Crowdfunding is new to China. Organizers are seeking investors willing to pay RMB ¥100,000 ($15,650) per share (maximum five shares) to launch the institute. The venture launched in July.
“The crowdfunding, though new, has been an ultra-smooth journey and all shares are fulfilled to date,” said Ouyang, the institute’s chief operations officer.
Ouyang said “the Chinese tea industry is calling for a more strategic and collective approach into a long-term business development for individual tea producers and marketers.”

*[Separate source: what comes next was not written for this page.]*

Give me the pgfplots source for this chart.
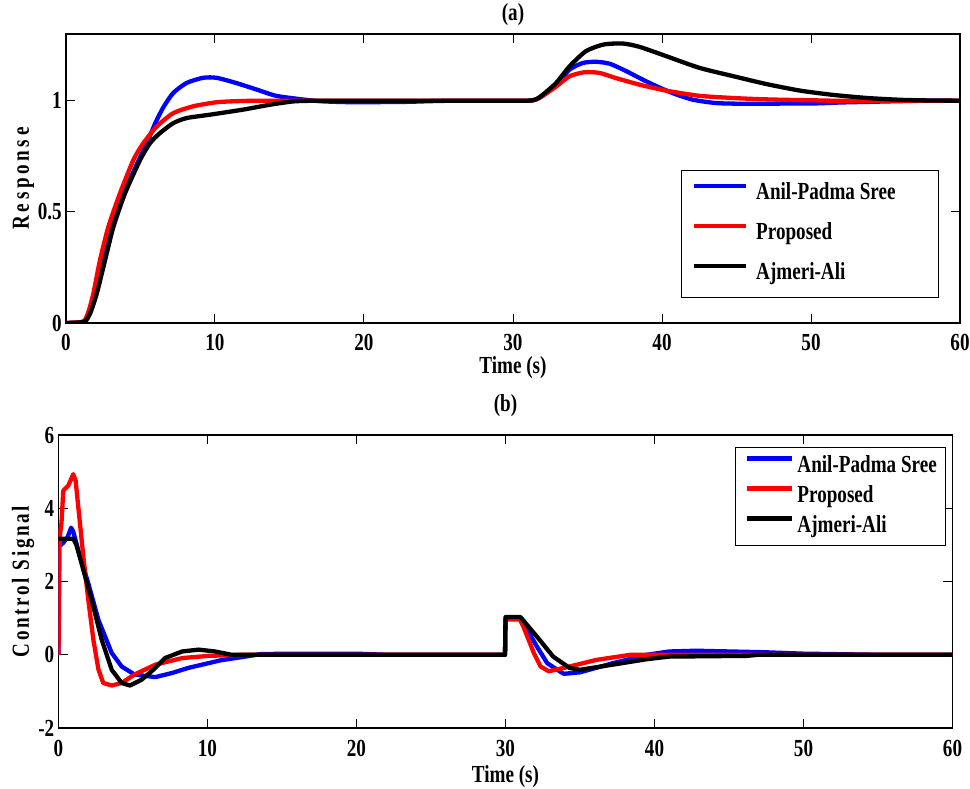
\documentclass[border=0pt]{standalone}
\usepackage{fontspec}
\setmainfont{Liberation Serif}[FakeStretch=0.78]
\usepackage{pgfplots}
\pgfplotsset{compat=1.18}
\newcommand{\ff}{\fontsize{24.5}{28}\selectfont\bfseries}
\pgfplotsset{
 myax/.style={
  scale only axis, width=894pt, xmin=0, xmax=60, xtick={0,10,...,60},
  axis line style={line width=1.2pt}, tick style={line width=1pt, black},
  major tick length=9pt, tick align=inside,
  tick label style={font=\ff},
  /pgf/number format/assume math mode=true,
  yticklabel style={anchor=east, inner sep=0pt, xshift=-4pt},
  label style={font=\ff},
  title style={font=\ff, at={(0.5,1)}, anchor=base},
  legend cell align=left,
  every axis plot/.append style={line width=4.3pt, line join=round},
 }
}
\begin{document}
\begin{tikzpicture}
\useasboundingbox (0,0) rectangle (970pt,-788pt);
% ---------------- (a)
\begin{axis}[myax, at={(66pt,-323pt)}, anchor=south west, height=289pt,
  ymin=0, ymax=1.3, ytick={0,0.5,1},
  xticklabel style={anchor=base, yshift=-27pt, inner sep=0pt},
  title={(a)}, title style={yshift=8pt},
  xlabel={Time (s)}, xlabel style={at={(axis description cs:0.5,0)}, anchor=base, yshift=-50pt},
  ylabel={\addfontfeature{LetterSpace=15}Response},
  ylabel style={at={(axis description cs:-0.0414,0.5)}, anchor=base},
  legend style={at={(0.9765,0.0865)}, anchor=south east, draw=black, line width=1pt, fill=white,
    inner xsep=10pt, inner ysep=12.3pt, row sep=17.5pt, column sep=8pt,
    nodes={inner sep=0pt, text height=17pt, text depth=5.5pt}, font=\ff},
  legend image code/.code={\draw[#1, line width=4.5pt] (0pt,8pt) -- (52pt,8pt);},
]
\addplot[blue, smooth, tension=0.4] coordinates {(0,0)(1.15,0.005)(1.5,0.03)(1.95,0.13)(2.5,0.28)(3.06,0.43)(3.85,0.58)(4.86,0.73)(5.5,0.82)(6.0,0.9)(6.53,0.97)(7.2,1.035)(8.1,1.08)(9.2,1.103)(10.1,1.103)(11.4,1.08)(12.8,1.05)(14.1,1.022)(15.7,1.007)(17,0.998)(18.5,0.994)(20,0.993)(21.5,0.994)(23,0.995)(24.5,0.998)(26,1.0)(28,1.0)(30,1.0)(30.8,1.0)(31.25,1.001)(31.6,1.007)
(32.0,1.022)(32.9,1.072)(33.8,1.14)(34.7,1.17)(35.6,1.175)(36.5,1.166)(37.6,1.133)(38.7,1.095)(39.9,1.057)(41.0,1.027)(42.1,1.004)(43.7,0.989)(45.9,0.986)(48,0.987)(50.4,0.988)(52,0.992)(54,0.995)(56,0.998)(58,1.0)(60,1.0)};
\addlegendentry{Anil-Padma Sree\hspace*{33pt}}
\addplot[red, smooth, tension=0.4] coordinates {(0,0)(1.16,0.007)(1.5,0.05)(1.83,0.131)(2.28,0.282)(2.84,0.432)(3.62,0.583)(4.52,0.733)(5.19,0.809)(6.09,0.884)(7.2,0.944)(8.55,0.975)(10.1,0.993)(11.5,0.998)(13,1.0)(16,1.0)(20,1.0)(24,1.0)(28,1.0)(30,1.0)(30.8,1.0)(31.25,1.001)(31.6,1.007)
(32,1.022)(32.9,1.064)(33.8,1.11)(34.8,1.128)(35.8,1.125)(36.9,1.102)(38.5,1.072)(40.3,1.045)(42.5,1.022)(44.8,1.012)(46.5,1.007)(48.2,1.004)(50,1.002)(51.5,1.0)(54,1.0)(57,1.0)(60,1.0)};
\addlegendentry{Proposed}
\addplot[black, smooth, tension=0.4] coordinates {(0,0)(1.2,0.005)(1.6,0.04)(2.06,0.131)(2.62,0.282)(3.18,0.432)(3.96,0.583)(4.97,0.733)(5.64,0.809)(6.3,0.854)(7.2,0.899)(8.1,0.922)(9.66,0.937)(11.9,0.96)(13.7,0.982)(15.3,0.997)(17,1.0)(20,1.0)(24,1.0)(28,1.0)(30,1.0)(30.8,1.0)(31.25,1.001)(31.6,1.008)
(32.0,1.027)(32.9,1.08)(33.8,1.155)(34.9,1.223)(36.1,1.253)(37.4,1.257)(38.5,1.242)(40.3,1.2)(42.5,1.148)(44.8,1.11)(47.0,1.075)(49.3,1.045)(51.5,1.026)(53.8,1.012)(56,1.004)(58,1.001)(60,1.0)};
\addlegendentry{Ajmeri-Ali}
\end{axis}
% ---------------- (b)
\begin{axis}[myax, at={(58.5pt,-728pt)}, anchor=south west, height=293pt,
  ymin=-2, ymax=6, ytick={-2,0,2,4,6},
  xticklabel style={anchor=base, yshift=-28pt, inner sep=0pt},
  title={(b)}, title style={yshift=18pt},
  xlabel={Time (s)}, xlabel style={at={(axis description cs:0.5,0)}, anchor=base, yshift=-54pt},
  ylabel={\addfontfeature{LetterSpace=11}Control Signal},
  ylabel style={at={(axis description cs:-0.033,0.5)}, anchor=base},
  legend style={at={(0.993,0.96)}, anchor=north east, draw=black, line width=1pt, fill=white,
    inner xsep=9pt, inner ysep=7.8pt, row sep=7.5pt, column sep=3pt,
    nodes={inner sep=0pt, text height=17pt, text depth=5.5pt}, font=\ff},
  legend image code/.code={\draw[#1, line width=4.5pt] (0pt,8pt) -- (45pt,8pt);},
]
\addplot[blue] coordinates {(0,0)(0.02,2.95)(0.3,3.05)(0.6,3.2)(0.85,3.47)(1.0,3.35)(1.33,2.85)(2.0,1.95)(2.68,0.95)(3.57,0.05)(4.24,-0.32)(5.1,-0.54)(6.5,-0.61)(7.6,-0.5)(8.7,-0.36)(10.9,-0.15)(12.7,-0.04)(13.6,0.02)(16,0.03)(20,0.03)(22,0)(29.97,0)
(30.0,0.97)(30.95,0.97)(31.2,0.86)(32.1,0.23)(32.8,-0.23)(33.9,-0.52)(35.0,-0.48)(37.2,-0.23)(39.5,0)(41.0,0.09)(42.8,0.11)(47.3,0.07)(50,0.03)(55,0)(60,0)};
\addlegendentry{Anil-Padma Sree}
\addplot[red] coordinates {(0,0)(0.08,3.2)(0.2,3.6)(0.32,4.48)(0.66,4.62)(0.99,4.93)(1.15,4.75)(1.33,4.03)(1.67,2.67)(2.0,1.5)(2.34,0.41)(2.68,-0.4)(3.0,-0.77)(3.57,-0.84)(4.24,-0.77)(5.1,-0.54)(6.5,-0.27)(8.3,-0.09)(10.1,-0.03)(12.4,0)(29.97,0)
(30.0,0.97)(30.95,0.97)(31.2,0.77)(31.9,0.05)(32.35,-0.32)(32.9,-0.45)(33.9,-0.36)(36.1,-0.14)(38.4,0)(60,0)};
\addlegendentry{Proposed}
\addplot[black] coordinates {(0,3.17)(0.99,3.17)(1.2,3.0)(1.55,2.49)(2.23,1.49)(2.9,0.41)(3.57,-0.41)(4.24,-0.77)(4.8,-0.84)(5.58,-0.68)(6.36,-0.41)(7.15,-0.09)(8.3,0.09)(9.4,0.14)(10.5,0.09)(11.6,0)(29.97,0)
(30.0,1.03)(31.0,1.03)(32.1,0.5)(33.2,-0.05)(34.3,-0.36)(35.0,-0.41)(37.2,-0.27)(39.5,-0.12)(41.0,-0.05)(46.2,-0.03)(47,0)(60,0)};
\addlegendentry{Ajmeri-Ali}
\end{axis}
\end{tikzpicture}
\end{document}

He explained that the institute will train business executives using food and beverage industry case studies in a collective effort to promote Chinese tea products. This mini-version of a tea business school offers four executive education programs – senior and junior executive seminars, focused seminars, and tea garden management seminars. The intent is to develop entrepreneurs with a curriculum centered on strategies and tactics students can employ in the future. Students will learn about various marketing tools in advertising, brand building, customer engagement and social media and digital marketing. Students are expected to scrutinize case studies from the tea industry within and outside of China, as well as in the food, natural health, and wine industry. The intent is to learn how to provide uniform, mass-produced tea products for millions of consumers.
The institute fills a white space in China’s current educational system, as most programs are focused on either agricultural science or anthropological studies, according to Ouyang. “Business operations and management are given little attention in traditional tea education,” he said.
Dr. Liu, the principal founder of the institute and a prominent tea scientist, said that “in China there are great tea masters making top-quality specialty tea, but very few good sales people could do justice to the quality products and pass them into the customers’ hand.” Liu teaches at Hunan Agricultural University in Changsha.
Standardization of specialty tea processing has been resisted by the Chinese whose elaborate 6000-year-old tea culture prefers tailor-made (artisan) teas. “Tea growing and production has been small-scaled with independent tea manufacturing and regional trading practices,” said Dr. Liu. “We want to bring in business stories from highly-industrialized tea companies overseas, as well as learn technologies enabling mass-production,” said Dr. Liu. Innovation is critical, he said. Insisting on traditional methods of preparation and ceremony has lowered engagement with contemporary tea drinkers and impeded exports to the west where tea is mass produced.
“The courses will incorporate site-visits to food manufacturing centers and health products industries. The courses are business-oriented— not traditional degree programs or certification exam preparation courses for a tea sommelier,” said Dr. Liu.